◆ **DIRECTIONS FOR THIS TASK**
Scan the records below for the line with "Rebuild this chart" and the line with "Modern Roman', 'Liberation", and retype that range exactly, both ends included, pictures excepted.

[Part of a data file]
....

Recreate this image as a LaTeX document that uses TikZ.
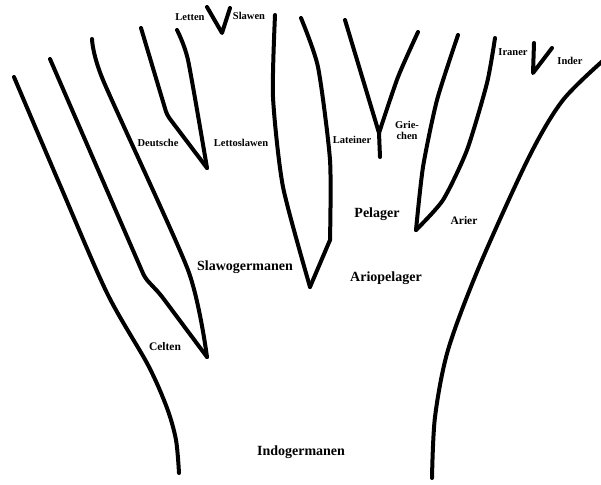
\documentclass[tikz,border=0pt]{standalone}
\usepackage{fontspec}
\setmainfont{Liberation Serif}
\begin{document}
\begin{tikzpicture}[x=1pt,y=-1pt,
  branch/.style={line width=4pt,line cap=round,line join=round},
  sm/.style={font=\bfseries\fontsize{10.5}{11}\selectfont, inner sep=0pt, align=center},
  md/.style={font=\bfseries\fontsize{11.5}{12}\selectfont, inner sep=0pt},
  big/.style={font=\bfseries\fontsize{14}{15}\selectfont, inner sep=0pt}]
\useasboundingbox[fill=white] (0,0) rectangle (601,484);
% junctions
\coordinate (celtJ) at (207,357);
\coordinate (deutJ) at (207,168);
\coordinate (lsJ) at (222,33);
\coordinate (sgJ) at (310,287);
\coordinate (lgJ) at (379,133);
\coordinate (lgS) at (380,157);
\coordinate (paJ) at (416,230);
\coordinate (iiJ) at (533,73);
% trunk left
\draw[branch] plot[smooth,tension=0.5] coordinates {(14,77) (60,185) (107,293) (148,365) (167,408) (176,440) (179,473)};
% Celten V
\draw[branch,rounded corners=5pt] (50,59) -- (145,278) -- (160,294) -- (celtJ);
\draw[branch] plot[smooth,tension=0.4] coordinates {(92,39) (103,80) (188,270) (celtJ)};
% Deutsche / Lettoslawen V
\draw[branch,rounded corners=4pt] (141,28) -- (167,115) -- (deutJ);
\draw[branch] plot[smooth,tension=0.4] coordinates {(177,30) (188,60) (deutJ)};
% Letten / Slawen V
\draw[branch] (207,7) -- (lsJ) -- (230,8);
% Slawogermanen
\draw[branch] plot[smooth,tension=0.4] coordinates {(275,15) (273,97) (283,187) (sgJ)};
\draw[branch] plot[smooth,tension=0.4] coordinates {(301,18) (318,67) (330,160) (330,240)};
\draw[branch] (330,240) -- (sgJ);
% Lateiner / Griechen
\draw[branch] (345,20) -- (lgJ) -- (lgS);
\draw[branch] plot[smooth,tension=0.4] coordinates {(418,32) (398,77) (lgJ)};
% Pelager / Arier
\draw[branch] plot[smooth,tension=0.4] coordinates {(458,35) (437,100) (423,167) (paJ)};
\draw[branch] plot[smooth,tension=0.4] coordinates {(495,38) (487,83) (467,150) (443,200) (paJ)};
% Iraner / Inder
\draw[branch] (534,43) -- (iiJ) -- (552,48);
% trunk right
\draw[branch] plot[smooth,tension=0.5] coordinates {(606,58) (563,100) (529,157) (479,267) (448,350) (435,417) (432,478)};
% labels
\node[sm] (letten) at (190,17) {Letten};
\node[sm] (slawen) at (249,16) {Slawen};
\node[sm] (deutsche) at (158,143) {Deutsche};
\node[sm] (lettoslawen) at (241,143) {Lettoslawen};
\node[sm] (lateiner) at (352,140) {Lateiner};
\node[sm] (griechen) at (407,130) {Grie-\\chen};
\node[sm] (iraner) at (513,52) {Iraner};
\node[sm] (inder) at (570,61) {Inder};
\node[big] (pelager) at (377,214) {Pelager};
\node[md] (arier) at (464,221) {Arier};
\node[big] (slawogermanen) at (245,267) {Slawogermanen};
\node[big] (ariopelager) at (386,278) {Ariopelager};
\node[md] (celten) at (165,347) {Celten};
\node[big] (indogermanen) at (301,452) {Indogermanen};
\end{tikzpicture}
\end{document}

....

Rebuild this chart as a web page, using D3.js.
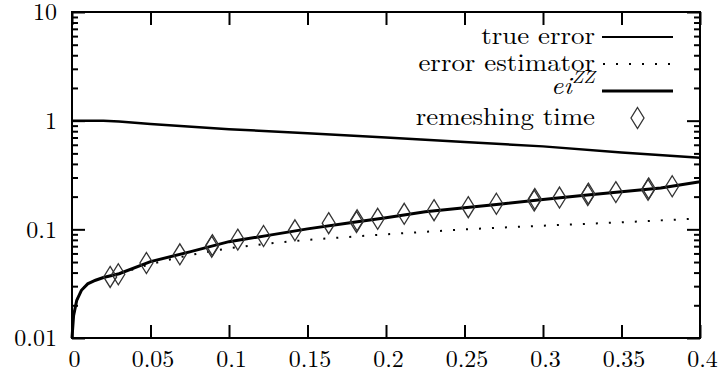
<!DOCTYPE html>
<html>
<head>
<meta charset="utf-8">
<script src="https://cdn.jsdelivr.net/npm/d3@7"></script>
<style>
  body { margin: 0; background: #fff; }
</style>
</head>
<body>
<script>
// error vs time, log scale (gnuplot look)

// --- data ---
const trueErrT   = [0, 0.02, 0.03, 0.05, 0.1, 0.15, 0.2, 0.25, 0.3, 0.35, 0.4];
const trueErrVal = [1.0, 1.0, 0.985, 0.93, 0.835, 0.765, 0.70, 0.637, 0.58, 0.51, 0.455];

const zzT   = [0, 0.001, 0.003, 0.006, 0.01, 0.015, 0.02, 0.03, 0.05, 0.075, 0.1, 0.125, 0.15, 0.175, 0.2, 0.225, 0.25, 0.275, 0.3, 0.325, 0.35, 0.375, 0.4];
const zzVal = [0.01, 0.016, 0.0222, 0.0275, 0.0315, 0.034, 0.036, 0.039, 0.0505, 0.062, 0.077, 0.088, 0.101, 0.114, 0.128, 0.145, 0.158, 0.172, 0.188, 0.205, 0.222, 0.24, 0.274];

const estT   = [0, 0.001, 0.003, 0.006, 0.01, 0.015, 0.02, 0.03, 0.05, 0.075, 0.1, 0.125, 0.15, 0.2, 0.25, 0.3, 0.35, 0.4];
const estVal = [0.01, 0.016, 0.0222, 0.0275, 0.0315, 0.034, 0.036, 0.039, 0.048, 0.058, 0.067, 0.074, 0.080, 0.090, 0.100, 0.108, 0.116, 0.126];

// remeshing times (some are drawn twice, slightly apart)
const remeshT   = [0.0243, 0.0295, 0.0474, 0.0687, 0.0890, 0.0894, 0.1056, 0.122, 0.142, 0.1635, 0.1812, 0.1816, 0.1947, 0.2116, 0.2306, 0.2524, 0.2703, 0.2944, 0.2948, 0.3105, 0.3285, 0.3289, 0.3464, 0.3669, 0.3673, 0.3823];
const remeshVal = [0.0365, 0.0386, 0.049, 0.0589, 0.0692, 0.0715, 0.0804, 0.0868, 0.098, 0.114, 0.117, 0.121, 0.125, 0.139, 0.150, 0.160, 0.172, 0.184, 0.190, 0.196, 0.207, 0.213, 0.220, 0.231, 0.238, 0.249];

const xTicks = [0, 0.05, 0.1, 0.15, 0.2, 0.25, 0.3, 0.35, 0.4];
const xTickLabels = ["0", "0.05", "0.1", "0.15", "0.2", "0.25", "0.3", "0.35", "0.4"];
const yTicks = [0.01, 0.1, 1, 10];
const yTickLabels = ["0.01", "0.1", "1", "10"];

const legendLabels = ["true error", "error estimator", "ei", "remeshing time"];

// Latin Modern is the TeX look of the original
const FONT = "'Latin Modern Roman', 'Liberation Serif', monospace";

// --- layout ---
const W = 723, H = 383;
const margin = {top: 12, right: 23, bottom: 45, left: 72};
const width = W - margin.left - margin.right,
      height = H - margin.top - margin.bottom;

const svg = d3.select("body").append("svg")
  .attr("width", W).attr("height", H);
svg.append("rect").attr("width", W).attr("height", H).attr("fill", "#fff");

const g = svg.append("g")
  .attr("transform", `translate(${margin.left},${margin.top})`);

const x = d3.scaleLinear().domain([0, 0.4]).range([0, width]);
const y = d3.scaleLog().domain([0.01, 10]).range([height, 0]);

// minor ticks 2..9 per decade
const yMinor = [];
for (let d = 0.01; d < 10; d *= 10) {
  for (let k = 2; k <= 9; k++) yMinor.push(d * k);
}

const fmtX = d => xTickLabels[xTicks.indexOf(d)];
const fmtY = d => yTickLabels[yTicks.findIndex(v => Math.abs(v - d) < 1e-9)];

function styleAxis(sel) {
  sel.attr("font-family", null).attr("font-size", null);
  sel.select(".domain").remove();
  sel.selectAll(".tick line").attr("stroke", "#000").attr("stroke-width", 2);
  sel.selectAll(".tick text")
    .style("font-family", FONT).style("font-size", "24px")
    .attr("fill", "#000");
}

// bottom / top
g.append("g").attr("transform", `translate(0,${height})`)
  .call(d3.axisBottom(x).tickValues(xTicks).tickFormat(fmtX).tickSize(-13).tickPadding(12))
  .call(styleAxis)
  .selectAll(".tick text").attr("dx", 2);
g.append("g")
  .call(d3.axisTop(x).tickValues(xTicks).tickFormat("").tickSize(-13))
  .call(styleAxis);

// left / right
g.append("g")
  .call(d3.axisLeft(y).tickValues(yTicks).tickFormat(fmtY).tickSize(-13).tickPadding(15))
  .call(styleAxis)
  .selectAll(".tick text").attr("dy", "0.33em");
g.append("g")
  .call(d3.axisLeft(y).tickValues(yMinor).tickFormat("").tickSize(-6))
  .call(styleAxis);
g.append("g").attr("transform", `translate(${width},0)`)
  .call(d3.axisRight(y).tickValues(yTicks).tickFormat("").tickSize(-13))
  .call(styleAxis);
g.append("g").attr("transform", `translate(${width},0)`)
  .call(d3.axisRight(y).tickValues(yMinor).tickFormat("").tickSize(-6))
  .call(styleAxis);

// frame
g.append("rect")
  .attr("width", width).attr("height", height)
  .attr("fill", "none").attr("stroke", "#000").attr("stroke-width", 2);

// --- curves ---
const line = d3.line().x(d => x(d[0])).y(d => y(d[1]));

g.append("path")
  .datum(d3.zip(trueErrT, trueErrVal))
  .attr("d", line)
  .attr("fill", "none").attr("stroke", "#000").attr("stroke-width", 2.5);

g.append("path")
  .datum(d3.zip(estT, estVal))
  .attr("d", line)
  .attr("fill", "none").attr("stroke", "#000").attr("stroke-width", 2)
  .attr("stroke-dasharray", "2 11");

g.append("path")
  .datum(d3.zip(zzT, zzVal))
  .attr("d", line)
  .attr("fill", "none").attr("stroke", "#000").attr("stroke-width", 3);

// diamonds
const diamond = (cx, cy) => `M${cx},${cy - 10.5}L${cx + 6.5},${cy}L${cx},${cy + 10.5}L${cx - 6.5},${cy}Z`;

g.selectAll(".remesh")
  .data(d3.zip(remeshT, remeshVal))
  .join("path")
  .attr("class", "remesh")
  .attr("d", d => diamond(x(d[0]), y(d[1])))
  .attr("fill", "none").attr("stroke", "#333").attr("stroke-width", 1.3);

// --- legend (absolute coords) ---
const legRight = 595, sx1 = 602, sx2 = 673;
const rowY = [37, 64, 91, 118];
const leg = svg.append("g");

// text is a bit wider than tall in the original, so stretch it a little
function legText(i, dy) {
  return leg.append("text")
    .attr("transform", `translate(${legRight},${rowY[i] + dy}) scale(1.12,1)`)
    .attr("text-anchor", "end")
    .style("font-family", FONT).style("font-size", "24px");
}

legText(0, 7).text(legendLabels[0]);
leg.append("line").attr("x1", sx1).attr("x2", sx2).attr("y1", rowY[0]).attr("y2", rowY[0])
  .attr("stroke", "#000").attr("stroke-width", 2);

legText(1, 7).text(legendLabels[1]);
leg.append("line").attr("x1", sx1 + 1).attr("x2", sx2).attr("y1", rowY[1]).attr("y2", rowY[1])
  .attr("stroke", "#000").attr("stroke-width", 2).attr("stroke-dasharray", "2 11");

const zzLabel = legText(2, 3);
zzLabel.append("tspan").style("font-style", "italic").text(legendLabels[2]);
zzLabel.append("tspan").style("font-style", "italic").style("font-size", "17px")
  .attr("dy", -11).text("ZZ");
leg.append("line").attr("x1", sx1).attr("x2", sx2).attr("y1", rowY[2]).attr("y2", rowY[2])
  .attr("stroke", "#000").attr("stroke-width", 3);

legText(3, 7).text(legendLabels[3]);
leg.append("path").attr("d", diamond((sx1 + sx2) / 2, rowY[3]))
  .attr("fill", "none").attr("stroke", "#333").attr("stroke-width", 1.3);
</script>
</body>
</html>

....

◆ **TASK RESULT**
Rebuild this chart as a web page, using D3.js.
<!DOCTYPE html>
<html>
<head>
<meta charset="utf-8">
<script src="https://cdn.jsdelivr.net/npm/d3@7"></script>
<style>
  body { margin: 0; background: #fff; }
</style>
</head>
<body>
<script>
// error vs time, log scale (gnuplot look)

// --- data ---
const trueErrT   = [0, 0.02, 0.03, 0.05, 0.1, 0.15, 0.2, 0.25, 0.3, 0.35, 0.4];
const trueErrVal = [1.0, 1.0, 0.985, 0.93, 0.835, 0.765, 0.70, 0.637, 0.58, 0.51, 0.455];

const zzT   = [0, 0.001, 0.003, 0.006, 0.01, 0.015, 0.02, 0.03, 0.05, 0.075, 0.1, 0.125, 0.15, 0.175, 0.2, 0.225, 0.25, 0.275, 0.3, 0.325, 0.35, 0.375, 0.4];
const zzVal = [0.01, 0.016, 0.0222, 0.0275, 0.0315, 0.034, 0.036, 0.039, 0.0505, 0.062, 0.077, 0.088, 0.101, 0.114, 0.128, 0.145, 0.158, 0.172, 0.188, 0.205, 0.222, 0.24, 0.274];

const estT   = [0, 0.001, 0.003, 0.006, 0.01, 0.015, 0.02, 0.03, 0.05, 0.075, 0.1, 0.125, 0.15, 0.2, 0.25, 0.3, 0.35, 0.4];
const estVal = [0.01, 0.016, 0.0222, 0.0275, 0.0315, 0.034, 0.036, 0.039, 0.048, 0.058, 0.067, 0.074, 0.080, 0.090, 0.100, 0.108, 0.116, 0.126];

// remeshing times (some are drawn twice, slightly apart)
const remeshT   = [0.0243, 0.0295, 0.0474, 0.0687, 0.0890, 0.0894, 0.1056, 0.122, 0.142, 0.1635, 0.1812, 0.1816, 0.1947, 0.2116, 0.2306, 0.2524, 0.2703, 0.2944, 0.2948, 0.3105, 0.3285, 0.3289, 0.3464, 0.3669, 0.3673, 0.3823];
const remeshVal = [0.0365, 0.0386, 0.049, 0.0589, 0.0692, 0.0715, 0.0804, 0.0868, 0.098, 0.114, 0.117, 0.121, 0.125, 0.139, 0.150, 0.160, 0.172, 0.184, 0.190, 0.196, 0.207, 0.213, 0.220, 0.231, 0.238, 0.249];

const xTicks = [0, 0.05, 0.1, 0.15, 0.2, 0.25, 0.3, 0.35, 0.4];
const xTickLabels = ["0", "0.05", "0.1", "0.15", "0.2", "0.25", "0.3", "0.35", "0.4"];
const yTicks = [0.01, 0.1, 1, 10];
const yTickLabels = ["0.01", "0.1", "1", "10"];

const legendLabels = ["true error", "error estimator", "ei", "remeshing time"];

// Latin Modern is the TeX look of the original
const FONT = "'Latin Modern Roman', 'Liberation Serif', monospace";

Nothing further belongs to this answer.